The Amherstburg native has been filming "Last Call" in Windsor over the summer. It's about a man who calls a suicide hotline.
"It developed into a man who misdials and ends up connecting to a night janitor at a college,” says Booth. The woman who answers the phone realizes what he's up to and tries to keep him on the line and save his life."
It's written by Booth and David Wilkens, who is also starring in the film with Sarah Booth.
"David came to me with the idea of doing something in real time, which means there's no edits. So the film runs for the 80 or 90 minutes and in a single take," says Booth, who now lives in Los Angeles.
The challenge was shooting it in split screen, which means there were two cameras running in a single take for the entire duration of the movie.
"This is unlike any challenge I've ever taken on and it's been months of preparation, you know, a few weeks of rehearsing the technical side of things and we're small and scrappy on a tiny indie budget,"says Booth.
Booth says he loves shooting in Windsor.
"The generosity from local businesses and the apartment that we're standing in we worked out a great deal for, St.

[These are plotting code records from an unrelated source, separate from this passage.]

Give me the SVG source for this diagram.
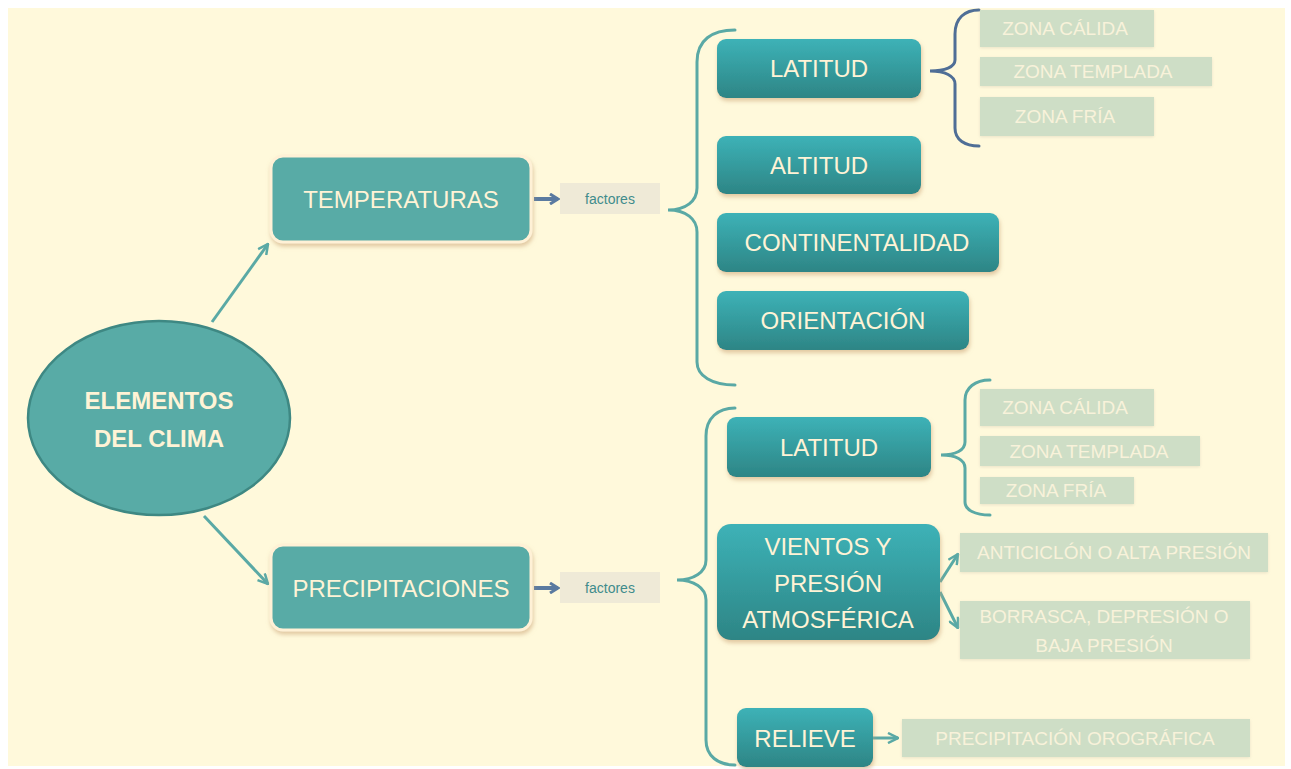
<svg xmlns="http://www.w3.org/2000/svg" width="1291" height="769" viewBox="0 0 1291 769">
<defs>
<linearGradient id="gTeal" x1="0" y1="0" x2="0" y2="1">
<stop offset="0" stop-color="#3DB2B7"/>
<stop offset="1" stop-color="#2D8585"/>
</linearGradient>
<filter id="sh" x="-10%" y="-10%" width="120%" height="130%">
<feDropShadow dx="1" dy="3" stdDeviation="2" flood-color="#C8A070" flood-opacity="0.55"/>
</filter>
<filter id="soft" x="-5%" y="-10%" width="110%" height="120%">
<feDropShadow dx="0" dy="1" stdDeviation="1.5" flood-color="#E0D8C0" flood-opacity="0.7"/>
</filter>
<marker id="arrTealL" viewBox="0 0 12 12" refX="11" refY="6" markerWidth="12" markerHeight="12" orient="auto" markerUnits="userSpaceOnUse">
<path d="M1,1 L11,6 L1,11" fill="none" stroke="#5AA9A5" stroke-width="2.5"/>
</marker>
<marker id="arrBlue" viewBox="0 0 12 12" refX="10" refY="6" markerWidth="12" markerHeight="12" orient="auto" markerUnits="userSpaceOnUse">
<path d="M2,1 L10,6 L2,11" fill="none" stroke="#5B7BA0" stroke-width="3"/>
</marker>
</defs>
<style>
.bg{fill:#FFF9DB}
.main{fill:#58ABA6;stroke:#FFF1D6;stroke-width:3}
.fac{fill:url(#gTeal)}
.lbl{fill:#FFF3D6;font-family:"Liberation Sans",Arial,sans-serif;font-size:24px;text-anchor:middle}
.bold{font-weight:bold}
.fbox{fill:#EFEAD7}
.ftxt{fill:#3F8C8C;font-family:"Liberation Sans",Arial,sans-serif;font-size:14px;text-anchor:middle}
.zone{fill:#CEDEC6}
.ztxt{fill:#F8F2DA;font-family:"Liberation Sans",Arial,sans-serif;font-size:19px;text-anchor:middle}
.brace{fill:none;stroke:#5AA9A5;stroke-width:3;stroke-linecap:round}
.braceB{fill:none;stroke:#4F6E96;stroke-width:3;stroke-linecap:round}
.conn{fill:none;stroke:#5AA9A5;stroke-width:3}
.connB{fill:none;stroke:#5B7BA0;stroke-width:4}
</style>
<rect x="0" y="0" width="1291" height="769" fill="#FFFFFF"/>
<rect class="bg" x="8" y="8" width="1277" height="758"/>

<g id="connectors">
<line class="conn" x1="212" y1="322" x2="268" y2="244" marker-end="url(#arrTealL)"/>
<line class="conn" x1="204" y1="516" x2="268" y2="584" marker-end="url(#arrTealL)"/>
<line class="connB" x1="534" y1="199" x2="558" y2="199" marker-end="url(#arrBlue)"/>
<line class="connB" x1="534" y1="588" x2="558" y2="588" marker-end="url(#arrBlue)"/>
<path class="brace" d="M735,30 C712,30 697,40 697,62 L697,188 C697,201 686,210 668,210 C686,210 697,219 697,232 L697,362 C697,376 712,385 735,385"/>
<path class="braceB" d="M979,10 C965,10 955,18 955,34 L955,60 C955,67 945,71 930,71 C945,71 955,76 955,84 L955,128 C955,140 965,146 979,146"/>
<path class="brace" d="M735,408 C718,408 706,418 706,436 L706,560 C706,572 694,580 677,580 C694,580 706,588 706,600 L706,740 C706,756 718,765 735,765"/>
<path class="brace" d="M990,380 C975,380 965,388 965,400 L965,442 C965,450 956,455 941,455 C956,455 965,460 965,468 L965,502 C965,510 975,515 990,515"/>
<line class="conn" x1="940" y1="582" x2="958" y2="554" marker-end="url(#arrTealL)"/>
<line class="conn" x1="940" y1="592" x2="958" y2="628" marker-end="url(#arrTealL)"/>
<line class="conn" x1="872" y1="738" x2="898" y2="738" marker-end="url(#arrTealL)"/>
</g>

<g id="elementos">
<ellipse cx="159" cy="418" rx="131" ry="97" fill="#58ABA6" stroke="#3E8883" stroke-width="2.5"/>
<text class="lbl bold" x="159" y="409" font-size="25">ELEMENTOS</text>
<text class="lbl bold" x="159" y="447" font-size="25">DEL CLIMA</text>
</g>

<g id="temperaturas">
<rect class="main" x="271" y="156" width="260" height="86" rx="12" filter="url(#sh)"/>
<text class="lbl" x="401" y="208">TEMPERATURAS</text>
</g>
<g id="precipitaciones">
<rect class="main" x="271" y="545" width="260" height="85" rx="12" filter="url(#sh)"/>
<text class="lbl" x="401" y="597">PRECIPITACIONES</text>
</g>

<g id="factores1">
<rect class="fbox" x="560" y="183" width="100" height="31"/>
<text class="ftxt" x="610" y="204">factores</text>
</g>
<g id="factores2">
<rect class="fbox" x="560" y="572" width="100" height="31"/>
<text class="ftxt" x="610" y="593">factores</text>
</g>

<g id="latitud1">
<rect class="fac" x="717" y="39" width="204" height="59" rx="9" filter="url(#sh)"/>
<text class="lbl" x="819" y="77">LATITUD</text>
</g>
<g id="altitud">
<rect class="fac" x="717" y="136" width="204" height="58" rx="9" filter="url(#sh)"/>
<text class="lbl" x="819" y="174">ALTITUD</text>
</g>
<g id="continentalidad">
<rect class="fac" x="717" y="213" width="282" height="59" rx="9" filter="url(#sh)"/>
<text class="lbl" x="857" y="251">CONTINENTALIDAD</text>
</g>
<g id="orientacion">
<rect class="fac" x="717" y="291" width="252" height="59" rx="9" filter="url(#sh)"/>
<text class="lbl" x="843" y="329">ORIENTACIÓN</text>
</g>

<g id="zcalida1">
<rect class="zone" x="980" y="10" width="174" height="37" filter="url(#soft)"/>
<text class="ztxt" x="1065" y="35">ZONA CÁLIDA</text>
</g>
<g id="ztemplada1">
<rect class="zone" x="980" y="57" width="232" height="29" filter="url(#soft)"/>
<text class="ztxt" x="1093" y="78">ZONA TEMPLADA</text>
</g>
<g id="zfria1">
<rect class="zone" x="980" y="97" width="174" height="39" filter="url(#soft)"/>
<text class="ztxt" x="1065" y="123">ZONA FRÍA</text>
</g>

<g id="latitud2">
<rect class="fac" x="727" y="417" width="204" height="60" rx="9" filter="url(#sh)"/>
<text class="lbl" x="829" y="456">LATITUD</text>
</g>
<g id="vientos">
<rect class="fac" x="717" y="524" width="223" height="116" rx="14" filter="url(#sh)"/>
<text class="lbl" x="828" y="555">VIENTOS Y</text>
<text class="lbl" x="828" y="592">PRESIÓN</text>
<text class="lbl" x="828" y="628">ATMOSFÉRICA</text>
</g>
<g id="relieve">
<rect class="fac" x="737" y="708" width="136" height="59" rx="9" filter="url(#sh)"/>
<text class="lbl" x="805" y="747">RELIEVE</text>
</g>

<g id="zcalida2">
<rect class="zone" x="980" y="389" width="174" height="37" filter="url(#soft)"/>
<text class="ztxt" x="1065" y="414">ZONA CÁLIDA</text>
</g>
<g id="ztemplada2">
<rect class="zone" x="980" y="436" width="220" height="30" filter="url(#soft)"/>
<text class="ztxt" x="1089" y="458">ZONA TEMPLADA</text>
</g>
<g id="zfria2">
<rect class="zone" x="980" y="477" width="154" height="27" filter="url(#soft)"/>
<text class="ztxt" x="1056" y="497">ZONA FRÍA</text>
</g>

<g id="anticiclon">
<rect class="zone" x="960" y="533" width="308" height="39" filter="url(#soft)"/>
<text class="ztxt" x="1114" y="559">ANTICICLÓN O ALTA PRESIÓN</text>
</g>
<g id="borrasca">
<rect class="zone" x="960" y="601" width="290" height="58" filter="url(#soft)"/>
<text class="ztxt" x="1104" y="623">BORRASCA, DEPRESIÓN O</text>
<text class="ztxt" x="1104" y="652">BAJA PRESIÓN</text>
</g>
<g id="orografica">
<rect class="zone" x="902" y="719" width="348" height="38" filter="url(#soft)"/>
<text class="ztxt" x="1075" y="745">PRECIPITACIÓN OROGRÁFICA</text>
</g>
</svg>
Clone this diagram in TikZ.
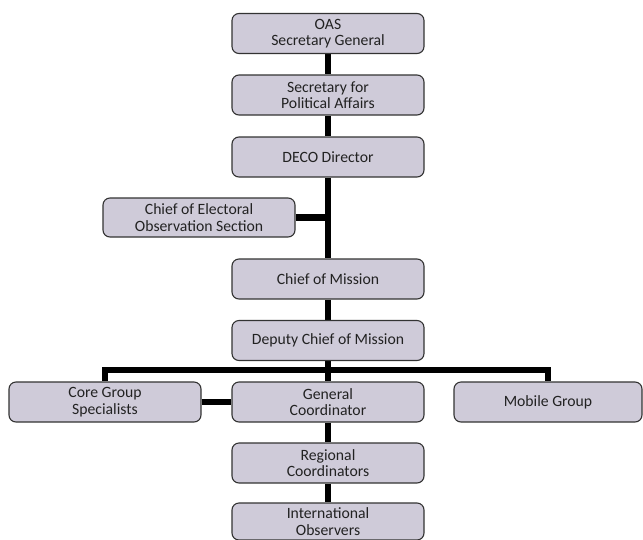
\documentclass[tikz,border=0pt]{standalone}
\usepackage{fontspec}
\setmainfont{Carlito}
\usetikzlibrary{backgrounds}
\definecolor{boxfill}{HTML}{CFCBD9}
\definecolor{boxline}{HTML}{333333}
\definecolor{txt}{HTML}{222222}
\begin{document}
\begin{tikzpicture}[x=1pt,y=-1pt,
  orgbox/.style={draw=boxline,line width=1.1pt,fill=boxfill,rounded corners=7pt,
    minimum width=192pt,minimum height=40pt,inner sep=1pt,align=center,
    text=txt,font=\fontsize{15.7}{16.5}\selectfont},
  link/.style={draw=black,line width=6.5pt}]
\useasboundingbox (0,0) rectangle (643,539);
\node[orgbox] (oas) at (328,33.5) {OAS\\Secretary General};
\node[orgbox] (spa) at (328,95) {Secretary for\\Political Affairs};
\node[orgbox] (deco) at (328,157) {DECO Director};
\node[orgbox,minimum height=39pt] (ceos) at (199,217.5) {Chief of Electoral\\Observation Section};
\node[orgbox] (com) at (328,279) {Chief of Mission};
\node[orgbox] (dcom) at (328,340.5) {Deputy Chief of Mission};
\node[orgbox] (core) at (105,402) {Core Group\\Specialists};
\node[orgbox] (gc) at (328,402) {General\\Coordinator};
\node[orgbox,minimum width=188pt] (mob) at (548,402) {Mobile Group};
\node[orgbox] (rc) at (328,463) {Regional\\Coordinators};
\node[orgbox,minimum height=37pt] (io) at (328,521.5) {International\\Observers};
\coordinate (bar) at (328,370);
\begin{scope}[on background layer]
\draw[link] (oas) -- (spa);
\draw[link] (spa) -- (deco);
\draw[link] (deco) -- (com);
\draw[link] (ceos.east) -- (ceos.east -| deco);
\draw[link] (com) -- (dcom);
\draw[link] (dcom) -- (gc);
\draw[link] (core.north) |- (bar) -| (mob.north);
\draw[link] (core) -- (gc);
\draw[link] (gc) -- (rc);
\draw[link] (rc) -- (io);
\end{scope}
\end{tikzpicture}
\end{document}
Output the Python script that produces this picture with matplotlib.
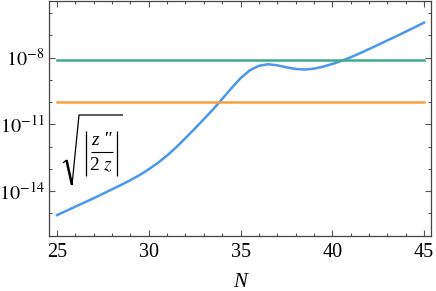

Clair College with the Mediaplex has been great letting us use their building as the location,"says Booth.
Booth has given some of the St. Clair students their first taste of being on a real film set.
"It's really a first step towards each film that we come back and do, finding better ways to integrate students," he says.
Tackling the subject of suicide is a task Booth says they handle with sensitivity.
"Ultimately even though it’s a very dark subject matter, there is positivity and hope, that we hope comes out of the story and what people will recognize in just the kindness of strangers,"he says.
Filming wrapped up last week. The next step is sound mixing, doing a live score. They will try to find a buyer that wants to release the film and start submitting to festivals in the winter.
"With past success with Scarehouse and other films that our production team has put together we'll find a good home for it," says Booth.